Imagine a game that that is so disturbing to play that it causes sleeplessness, nightmares, and even renders you unable to play any videogames afterward—for the rest of your life! Not my videogames!
Those are the kind of tales that have swirled around the urban legend Polybius, a game that allegedly lived in Portland, Oregon arcades for about a month in 1981 before disappearing without a trace. Ominous men in suits visited the arcade machines, not to collect coins, but to collect data on how people played the game.
Despite this nefarious legend, there’s never been tangible evidence that Polybius has ever actually existed. In fact, the earliest print-bound mention of the myth popped up in a 2003 issue of GamePro magazine, and nothing prior aside from internet hearsay in the 1990s. Yet one man is hinting about having played it. And that man is none other than psychedelic game designer and programmer Jeff Minter.
An all encompassing experience, minus all the psychoactive effects
It was a dark night in Basingstoke, England, when Minter received a mysterious call from a man he had met months prior in a beer-aided stupor. He agreed to meet with him, casting all worries of axe-wielding murderers aside, and found himself led to a warehouse filled with arcade cabinets. “It was a lovely sight, and one that you can rarely see in this day and age except in VR recreations of 80s arcades. It would have been worth the trip, and Basingstoke, just to have the chance to play on some of these old beauties,” Minter wrote in a blog post for Playstation. “But that wasn’t why I’d been brought there.”
It was in that warehouse that Minter says he played the urban legend, though he never speaks its name. As time has passed, fragments and glimmers of the experience have returned to his memory. And now, with Playstation VR, he hopes to recreate that experience. Or at least, recreate how playing it made him feel—an all-encompassing game.

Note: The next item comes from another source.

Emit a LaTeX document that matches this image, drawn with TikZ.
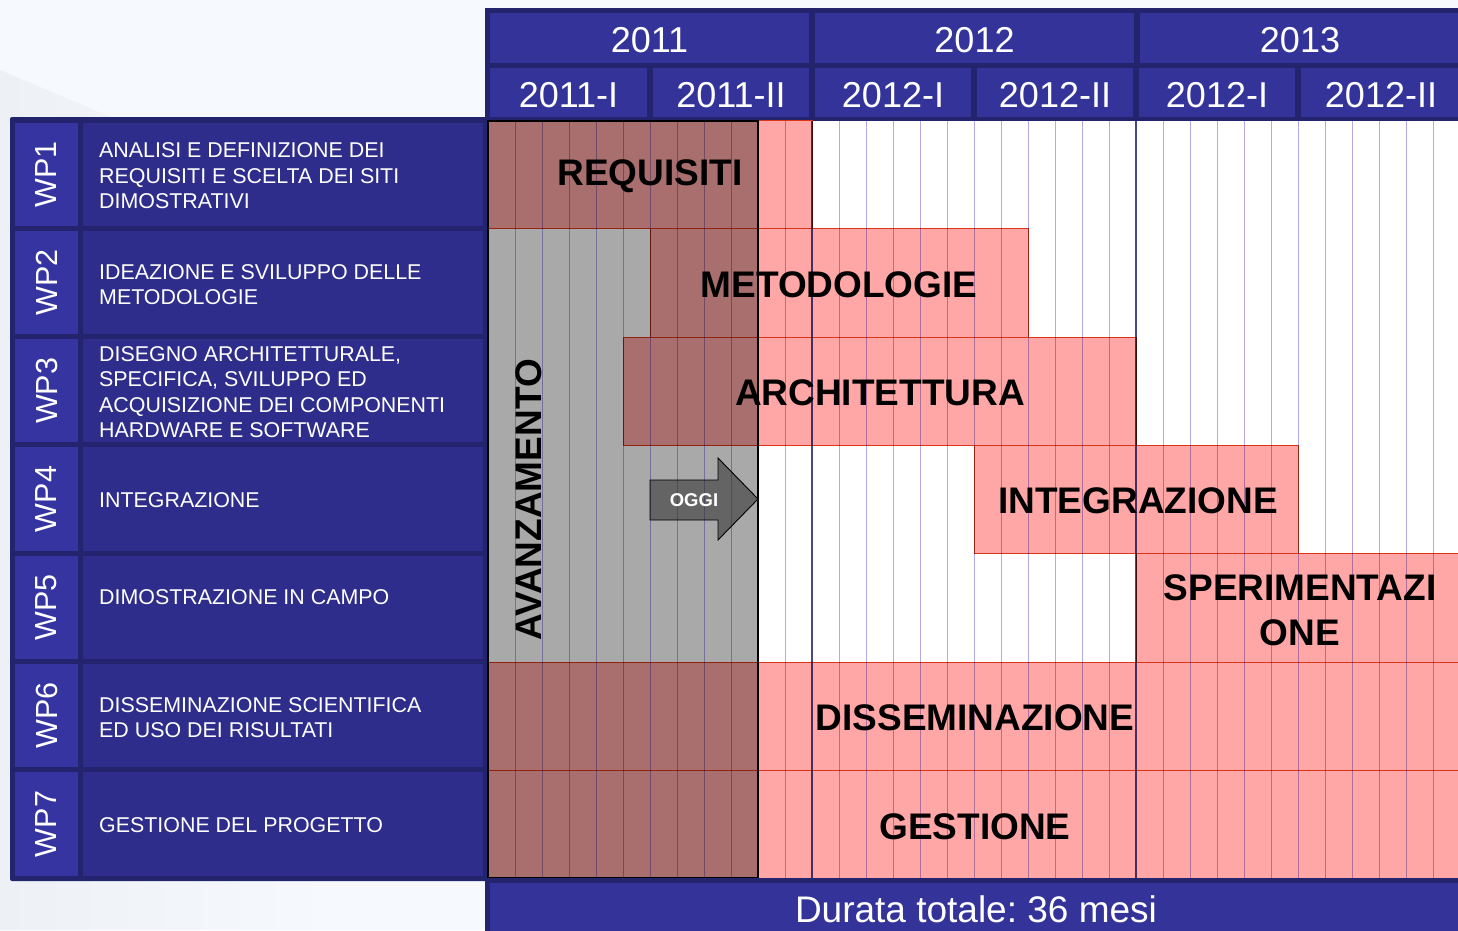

Minus all the psychoactive effects, of course. “Despite all its speed and hyperstimulation, you actually find in play that the game has a relaxing, even a mildly therapeutic effect,” he wrote. “I can get up grumpy on a Monday morning but a few minutes in the headset has me feeling happy and serene.”
Minter’s work has nearly always had a psychedelic tinge, and not of the cliche 70s kaleidoscopic variety. From taking over the Tempest series in 1994 with Tempest 2000 to the 1984 light synthesizer Psychedelia, Minter has been concerned with the transcendent qualities of arcade shooters; in games that become ingrained in a person’s mind, whether they’re aware of their lasting effects or not. He is also really into llamas. He raises them and his software house is named Llamasoft. There is no word yet on any llama presence in Polybius.
You can read the entirety of Minter’s Playstation Blog post here. Polybius does not have a release date yet.